Given task:
Reproduce all the lines exactly as they stand, apart from the pictures.

Supplied information:
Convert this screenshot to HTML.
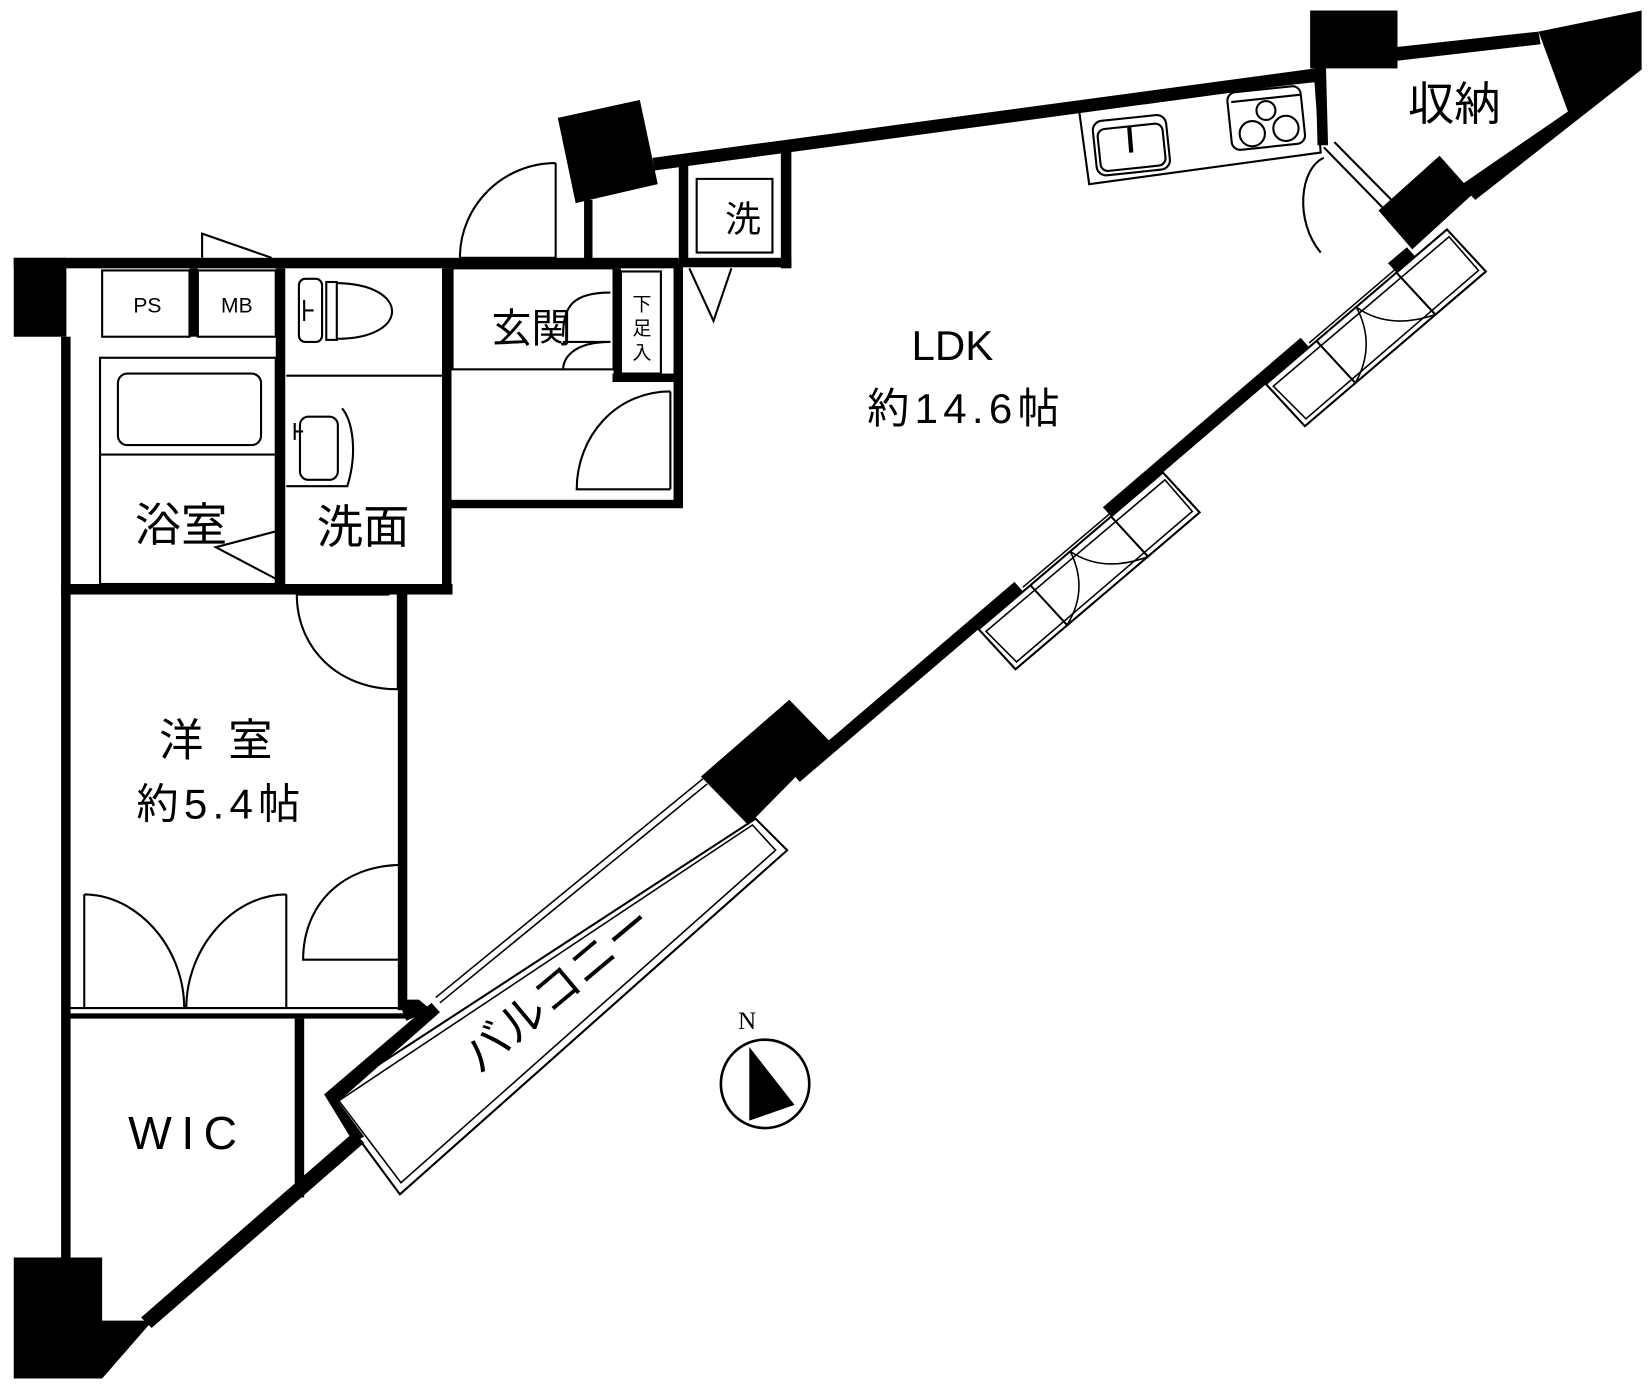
<!DOCTYPE html>
<html><head><meta charset="utf-8"><style>
html,body{margin:0;padding:0;background:#fff}
svg{display:block}
text{font-family:"Liberation Sans","Noto Sans CJK JP",sans-serif;fill:#000}
</style></head><body>
<svg width="1648" height="1389" viewBox="0 0 1566 1320" xmlns="http://www.w3.org/2000/svg">
<g fill="#000">
<rect x="13" y="245" width="50" height="75"/>
<rect x="13" y="245" width="632" height="10"/>
<rect x="58" y="320" width="9" height="880"/>
<rect x="180" y="255" width="8" height="65"/>
<rect x="262" y="255" width="9" height="300"/>
<rect x="420" y="255" width="9" height="310"/>
<rect x="58" y="555" width="372" height="10"/>
<rect x="640" y="250" width="9" height="232"/>
<rect x="425" y="475" width="224" height="8"/>
<rect x="582" y="355" width="66" height="8"/>
<rect x="583" y="255" width="7" height="105"/>
<rect x="555" y="190" width="8" height="62"/>
<rect x="645" y="148" width="9" height="105"/>
<rect x="742" y="138" width="10" height="117"/>
<rect x="648" y="245" width="104" height="9"/>
<polygon points="530,112 608,95 625,175 547,193"/>
<polygon points="620,150 1250,65 1252,77 622,162"/>
<rect x="1245" y="10" width="83" height="55"/>
<polygon points="1325,45 1462,30 1464,42 1325,58"/>
<polygon points="1462,30 1560,10 1560,66 1402,190 1388,176 1490,106"/>
<polygon points="1250,62 1260,62 1262,138 1252,138"/>
<polygon points="1310,200 1368,148 1400,184 1342,237"/>
<!-- diagonal wall segments -->
<polygon points="1345,244 1327,259 1319,250 1337,235"/>
<polygon points="1244,330 1056,491 1048,482 1236,321"/>
<polygon points="972,562 760,743 752,734 964,553"/>
<polygon points="666,738 750,665 789,705 711,784"/>
<polygon points="410,953 418,962 318,1050 308,1040"/>
<polygon points="308,1040 318,1042 346,1080 336,1086"/>
<polygon points="336,1076 346,1086 144,1262 134,1252"/>
<polygon points="378,950 398,950 410,960 386,970"/>
<polygon points="13,1195 97,1195 97,1255 145,1255 97,1310 13,1310"/>
<rect x="378" y="565" width="9" height="395"/>
<rect x="280" y="968" width="9" height="170"/>
<rect x="66" y="963" width="322" height="5"/>
</g>
<g fill="none" stroke="#000" stroke-width="2">
<rect x="97" y="257" width="83" height="63"/>
<rect x="188" y="257" width="74" height="63"/>
<rect x="95" y="340" width="167" height="215"/>
<rect x="112" y="355" width="136" height="68" rx="9"/>
<line x1="95" y1="432" x2="262" y2="432"/>
<polyline points="262,505 205,520 262,550"/>
<rect x="263" y="455" width="6" height="97"/>
<rect x="284" y="265" width="22" height="60" rx="6"/>
<rect x="310" y="268" width="10" height="55"/>
<path d="M320,269 C390,270 390,322 320,322"/>
<line x1="272" y1="357" x2="420" y2="357"/>
<path d="M289,295 L298,295 M289,285 L289,305"/>
<rect x="285" y="396" width="36" height="60" rx="8"/>
<path d="M272,462 L330,462 C340,430 335,400 325,388"/>
<path d="M280,410 L288,410 M280,402 L280,418"/>
<rect x="422" y="400" width="5" height="150"/>
<rect x="430" y="255" width="153" height="96"/>
<rect x="590" y="258" width="38" height="97"/>
<path d="M580,278 C545,278 535,290 535,320 M580,325 C545,325 535,340 535,352"/>
<line x1="535" y1="325" x2="580" y2="325"/>
<path d="M637,372 C585,372 548,415 548,465 L637,465 M637,372 L637,465"/>
<line x1="642" y1="390" x2="642" y2="470"/>
<path d="M528,155 C478,155 437,195 437,245 M528,155 L528,245"/>
<line x1="437" y1="245" x2="528" y2="245"/>
<path d="M192,245 L192,222 L258,245"/>
<rect x="662" y="170" width="72" height="70"/>
<polyline points="655,255 678,305 695,255"/>
<polygon points="1025,102 1250,77 1255,145 1035,175"/>
<rect x="1040" y="112" width="70" height="52" rx="9" transform="rotate(-6 1075 137)"/>
<rect x="1044" y="120" width="62" height="40" rx="7" transform="rotate(-6 1075 137)"/>
<line x1="1073" y1="120" x2="1075" y2="145" stroke-width="4"/>
<rect x="1168" y="85" width="70" height="55" rx="8" transform="rotate(-6 1200 110)"/>
<line x1="1170" y1="97" x2="1236" y2="90"/>
<circle cx="1203" cy="105" r="9"/><circle cx="1190" cy="127" r="12"/><circle cx="1222" cy="122" r="12"/>
<path d="M1258,150 C1235,160 1230,210 1255,240"/>
<polyline points="1258,140 1338,222"/><polyline points="1268,135 1346,214"/>
<!-- window group 2 -->
<polygon points="1203,365 1375,218 1412,258 1240,405"/>
<polygon points="1210,367 1377,225 1405,257 1241,398" stroke-width="1.5"/>
<line x1="1244" y1="326" x2="1327" y2="255" stroke-width="1.5"/>
<line x1="1251" y1="324" x2="1288" y2="364"/>
<line x1="1327" y1="259" x2="1364" y2="299"/>
<path d="M1289,292 Q1308,328 1288,364 M1289,292 Q1320,314 1364,299" stroke-width="1.5"/>
<!-- window group 1 -->
<polygon points="930,598 1105,449 1140,487 965,636"/>
<polygon points="937,600 1107,456 1133,486 966,629" stroke-width="1.5"/>
<line x1="972" y1="558" x2="1056" y2="487" stroke-width="1.5"/>
<line x1="979" y1="556" x2="1014" y2="594"/>
<line x1="1056" y1="491" x2="1091" y2="529"/>
<path d="M1017,524 Q1035,560 1014,594 M1017,524 Q1048,545 1091,529" stroke-width="1.5"/>
<!-- balcony -->
<polygon points="312,1043 380,1135 748,808 718,778"/>
<polygon points="322,1046 381,1124 737,808 715,784" stroke-width="1.5"/>
<line x1="414" y1="948" x2="668" y2="740" stroke-width="1.5"/>
<line x1="418" y1="953" x2="672" y2="745" stroke-width="1.5"/>
<path d="M378,565 L378,655 C320,655 282,615 282,565"/>
<line x1="282" y1="565" x2="370" y2="565"/>
<path d="M382,822 C325,822 288,860 288,912 L382,912"/>
<line x1="382" y1="822" x2="382" y2="945"/>
<path d="M80,850 C130,850 175,900 175,958 M272,850 C222,850 177,900 177,958"/>
<line x1="80" y1="850" x2="80" y2="958"/><line x1="272" y1="850" x2="272" y2="958"/>
<line x1="66" y1="958" x2="380" y2="958"/>
<circle cx="727" cy="1030" r="42" stroke-width="2.5"/>
</g>
<polygon points="712,995 712,1065 755,1050" fill="#000"/>
<text x="710" y="978" font-size="24" text-anchor="middle" style="font-family:'Liberation Serif',serif">N</text>
<g text-anchor="middle">
<text x="140" y="297" font-size="20">PS</text>
<text x="225" y="297" font-size="20">MB</text>
<text x="172" y="514" font-size="44">浴室</text>
<text x="345" y="516" font-size="44">洗面</text>
<text x="505" y="325" font-size="38">玄関</text>
<text x="610" y="295" font-size="18">下</text>
<text x="610" y="318" font-size="18">足</text>
<text x="610" y="341" font-size="18">入</text>
<text x="706" y="220" font-size="34">洗</text>
<text x="1382" y="114" font-size="44">収納</text>
<text x="905" y="342" font-size="40">LDK</text>
<text x="918" y="402" font-size="40" letter-spacing="5">約14.6帖</text>
<text x="208" y="718" font-size="42" letter-spacing="6">洋 室</text>
<text x="210" y="778" font-size="40" letter-spacing="5">約5.4帖</text>
<text x="178" y="1092" font-size="44" letter-spacing="9">WIC</text>
<text x="530" y="955" font-size="44" transform="rotate(-40 530 940)">バルコニー</text>
</g>
</svg>
</body></html>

Expected answer:
Convert this screenshot to HTML.
<!DOCTYPE html>
<html><head><meta charset="utf-8"><style>
html,body{margin:0;padding:0;background:#fff}
svg{display:block}
text{font-family:"Liberation Sans","Noto Sans CJK JP",sans-serif;fill:#000}
</style></head><body>
<svg width="1648" height="1389" viewBox="0 0 1566 1320" xmlns="http://www.w3.org/2000/svg">
<g fill="#000">
<rect x="13" y="245" width="50" height="75"/>
<rect x="13" y="245" width="632" height="10"/>
<rect x="58" y="320" width="9" height="880"/>
<rect x="180" y="255" width="8" height="65"/>
<rect x="262" y="255" width="9" height="300"/>
<rect x="420" y="255" width="9" height="310"/>
<rect x="58" y="555" width="372" height="10"/>
<rect x="640" y="250" width="9" height="232"/>
<rect x="425" y="475" width="224" height="8"/>
<rect x="582" y="355" width="66" height="8"/>
<rect x="583" y="255" width="7" height="105"/>
<rect x="555" y="190" width="8" height="62"/>
<rect x="645" y="148" width="9" height="105"/>
<rect x="742" y="138" width="10" height="117"/>
<rect x="648" y="245" width="104" height="9"/>
<polygon points="530,112 608,95 625,175 547,193"/>
<polygon points="620,150 1250,65 1252,77 622,162"/>
<rect x="1245" y="10" width="83" height="55"/>
<polygon points="1325,45 1462,30 1464,42 1325,58"/>
<polygon points="1462,30 1560,10 1560,66 1402,190 1388,176 1490,106"/>
<polygon points="1250,62 1260,62 1262,138 1252,138"/>
<polygon points="1310,200 1368,148 1400,184 1342,237"/>
<!-- diagonal wall segments -->
<polygon points="1345,244 1327,259 1319,250 1337,235"/>
<polygon points="1244,330 1056,491 1048,482 1236,321"/>
<polygon points="972,562 760,743 752,734 964,553"/>
<polygon points="666,738 750,665 789,705 711,784"/>
<polygon points="410,953 418,962 318,1050 308,1040"/>
<polygon points="308,1040 318,1042 346,1080 336,1086"/>
<polygon points="336,1076 346,1086 144,1262 134,1252"/>
<polygon points="378,950 398,950 410,960 386,970"/>
<polygon points="13,1195 97,1195 97,1255 145,1255 97,1310 13,1310"/>
<rect x="378" y="565" width="9" height="395"/>
<rect x="280" y="968" width="9" height="170"/>
<rect x="66" y="963" width="322" height="5"/>
</g>
<g fill="none" stroke="#000" stroke-width="2">
<rect x="97" y="257" width="83" height="63"/>
<rect x="188" y="257" width="74" height="63"/>
<rect x="95" y="340" width="167" height="215"/>
<rect x="112" y="355" width="136" height="68" rx="9"/>
<line x1="95" y1="432" x2="262" y2="432"/>
<polyline points="262,505 205,520 262,550"/>
<rect x="263" y="455" width="6" height="97"/>
<rect x="284" y="265" width="22" height="60" rx="6"/>
<rect x="310" y="268" width="10" height="55"/>
<path d="M320,269 C390,270 390,322 320,322"/>
<line x1="272" y1="357" x2="420" y2="357"/>
<path d="M289,295 L298,295 M289,285 L289,305"/>
<rect x="285" y="396" width="36" height="60" rx="8"/>
<path d="M272,462 L330,462 C340,430 335,400 325,388"/>
<path d="M280,410 L288,410 M280,402 L280,418"/>
<rect x="422" y="400" width="5" height="150"/>
<rect x="430" y="255" width="153" height="96"/>
<rect x="590" y="258" width="38" height="97"/>
<path d="M580,278 C545,278 535,290 535,320 M580,325 C545,325 535,340 535,352"/>
<line x1="535" y1="325" x2="580" y2="325"/>
<path d="M637,372 C585,372 548,415 548,465 L637,465 M637,372 L637,465"/>
<line x1="642" y1="390" x2="642" y2="470"/>
<path d="M528,155 C478,155 437,195 437,245 M528,155 L528,245"/>
<line x1="437" y1="245" x2="528" y2="245"/>
<path d="M192,245 L192,222 L258,245"/>
<rect x="662" y="170" width="72" height="70"/>
<polyline points="655,255 678,305 695,255"/>
<polygon points="1025,102 1250,77 1255,145 1035,175"/>
<rect x="1040" y="112" width="70" height="52" rx="9" transform="rotate(-6 1075 137)"/>
<rect x="1044" y="120" width="62" height="40" rx="7" transform="rotate(-6 1075 137)"/>
<line x1="1073" y1="120" x2="1075" y2="145" stroke-width="4"/>
<rect x="1168" y="85" width="70" height="55" rx="8" transform="rotate(-6 1200 110)"/>
<line x1="1170" y1="97" x2="1236" y2="90"/>
<circle cx="1203" cy="105" r="9"/><circle cx="1190" cy="127" r="12"/><circle cx="1222" cy="122" r="12"/>
<path d="M1258,150 C1235,160 1230,210 1255,240"/>
<polyline points="1258,140 1338,222"/><polyline points="1268,135 1346,214"/>
<!-- window group 2 -->
<polygon points="1203,365 1375,218 1412,258 1240,405"/>
<polygon points="1210,367 1377,225 1405,257 1241,398" stroke-width="1.5"/>
<line x1="1244" y1="326" x2="1327" y2="255" stroke-width="1.5"/>
<line x1="1251" y1="324" x2="1288" y2="364"/>
<line x1="1327" y1="259" x2="1364" y2="299"/>
<path d="M1289,292 Q1308,328 1288,364 M1289,292 Q1320,314 1364,299" stroke-width="1.5"/>
<!-- window group 1 -->
<polygon points="930,598 1105,449 1140,487 965,636"/>
<polygon points="937,600 1107,456 1133,486 966,629" stroke-width="1.5"/>
<line x1="972" y1="558" x2="1056" y2="487" stroke-width="1.5"/>
<line x1="979" y1="556" x2="1014" y2="594"/>
<line x1="1056" y1="491" x2="1091" y2="529"/>
<path d="M1017,524 Q1035,560 1014,594 M1017,524 Q1048,545 1091,529" stroke-width="1.5"/>
<!-- balcony -->
<polygon points="312,1043 380,1135 748,808 718,778"/>
<polygon points="322,1046 381,1124 737,808 715,784" stroke-width="1.5"/>
<line x1="414" y1="948" x2="668" y2="740" stroke-width="1.5"/>
<line x1="418" y1="953" x2="672" y2="745" stroke-width="1.5"/>
<path d="M378,565 L378,655 C320,655 282,615 282,565"/>
<line x1="282" y1="565" x2="370" y2="565"/>
<path d="M382,822 C325,822 288,860 288,912 L382,912"/>
<line x1="382" y1="822" x2="382" y2="945"/>
<path d="M80,850 C130,850 175,900 175,958 M272,850 C222,850 177,900 177,958"/>
<line x1="80" y1="850" x2="80" y2="958"/><line x1="272" y1="850" x2="272" y2="958"/>
<line x1="66" y1="958" x2="380" y2="958"/>
<circle cx="727" cy="1030" r="42" stroke-width="2.5"/>
</g>
<polygon points="712,995 712,1065 755,1050" fill="#000"/>
<text x="710" y="978" font-size="24" text-anchor="middle" style="font-family:'Liberation Serif',serif">N</text>
<g text-anchor="middle">
<text x="140" y="297" font-size="20">PS</text>
<text x="225" y="297" font-size="20">MB</text>
<text x="172" y="514" font-size="44">浴室</text>
<text x="345" y="516" font-size="44">洗面</text>
<text x="505" y="325" font-size="38">玄関</text>
<text x="610" y="295" font-size="18">下</text>
<text x="610" y="318" font-size="18">足</text>
<text x="610" y="341" font-size="18">入</text>
<text x="706" y="220" font-size="34">洗</text>
<text x="1382" y="114" font-size="44">収納</text>
<text x="905" y="342" font-size="40">LDK</text>
<text x="918" y="402" font-size="40" letter-spacing="5">約14.6帖</text>
<text x="208" y="718" font-size="42" letter-spacing="6">洋 室</text>
<text x="210" y="778" font-size="40" letter-spacing="5">約5.4帖</text>
<text x="178" y="1092" font-size="44" letter-spacing="9">WIC</text>
<text x="530" y="955" font-size="44" transform="rotate(-40 530 940)">バルコニー</text>
</g>
</svg>
</body></html>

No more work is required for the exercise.